A oficialização da mudança no comando já é observada como inevitável pelo conselho de administradores da companhia. O trabalho agora visa manter os demais membros que fazem parte da atual gestão e evitar intervenções maiores no núcleo principal da estatal. Hoje, 23, é realizada uma reunião ordinária, na qual estava na pauta a recondução de Castello Brando e toda diretoria executiva cujos mandatos encerram ao fim do próximo mês. Agora, a principal análise será a entrada do general no conselho e sua condução à presidência.
"Castello Branco e a diretoria têm conduzido muito bem a Petrobras, e sua recondução era o que aconteceria antes da interferência de (Jair) Bolsonaro", disse um dos conselheiros, em condição de anonimato. (Com Agência Estado)
Como os investidores observam as mudanças
Entre os acionistas da Petrobras, o temor é que mais ingerências políticas determinem um rumo de desastre para o futuro da companhia. O temor geral desde a indicação do general da reserva Joaquim Silva e Luna fez com que, apenas na sexta-feira, 19, a perda de valor de mercado se aproximasse de R$ 30 bilhões.
O tombo na primeira reação não é pequeno, é superior ao valor de mercado da BR Distribuidora. As críticas são, principalmente, quanto ao modo como a demissão está sendo encaminhada, sem que o conselho de administração tivesse oportunidade para, internamente, avaliar a indicação do general Luna ao cargo. Castello Branco é muito bem visto no mercado pelo trabalho de recuperação da Petrobras desde que, em 2016, chegou a ser uma das empresas mais endividadas do mundo.

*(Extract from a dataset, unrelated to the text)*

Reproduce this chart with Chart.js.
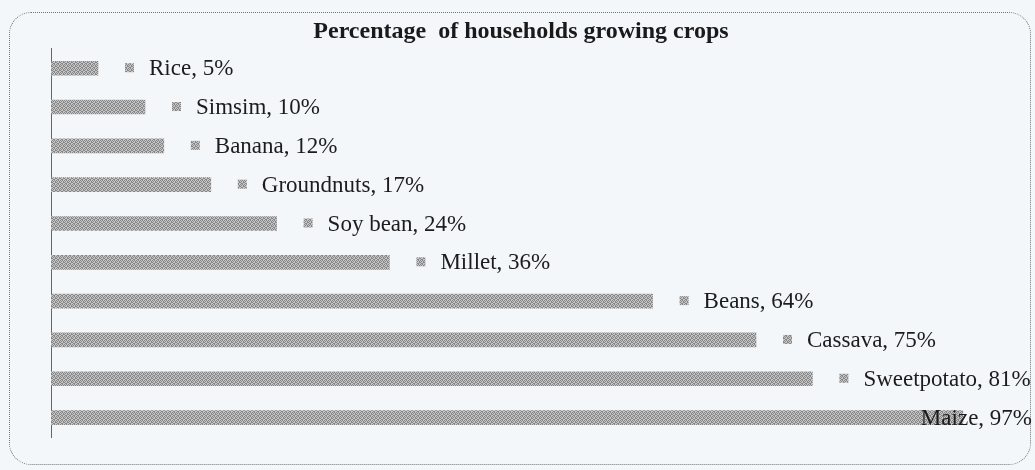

Gabriel Sampaio, assessor de investimentos da Mesa de Renda Variável da Verk Investimentos, escritório do BTG Pactual no Ceará, ressalta que, nesses dias, acabam havendo algumas distorções. "A extensão da queda pode ter sido exagerada, ou não. Mas o investidor deve ter em mente os motivos pelos quais decidiu investir na companhia. É preciso ver como as coisas vão se desenrolar."
Desde o início dessa crise gerada pela mudança de comando, a companhia perdeu praticamente 1/5 de seu valor de mercado no dia do anúncio. Durante o fim de semana, mesmo com mercado fechado, as grandes empresas de investimento mudaram sua avaliação sobre a Petrobras. O BTG Pactual mudou a recomendação sobre as ações da Petrobras para neutro. Já o Bank of America tirou Petrobras da carteira e a XP trocou a recomendação de compra para venda.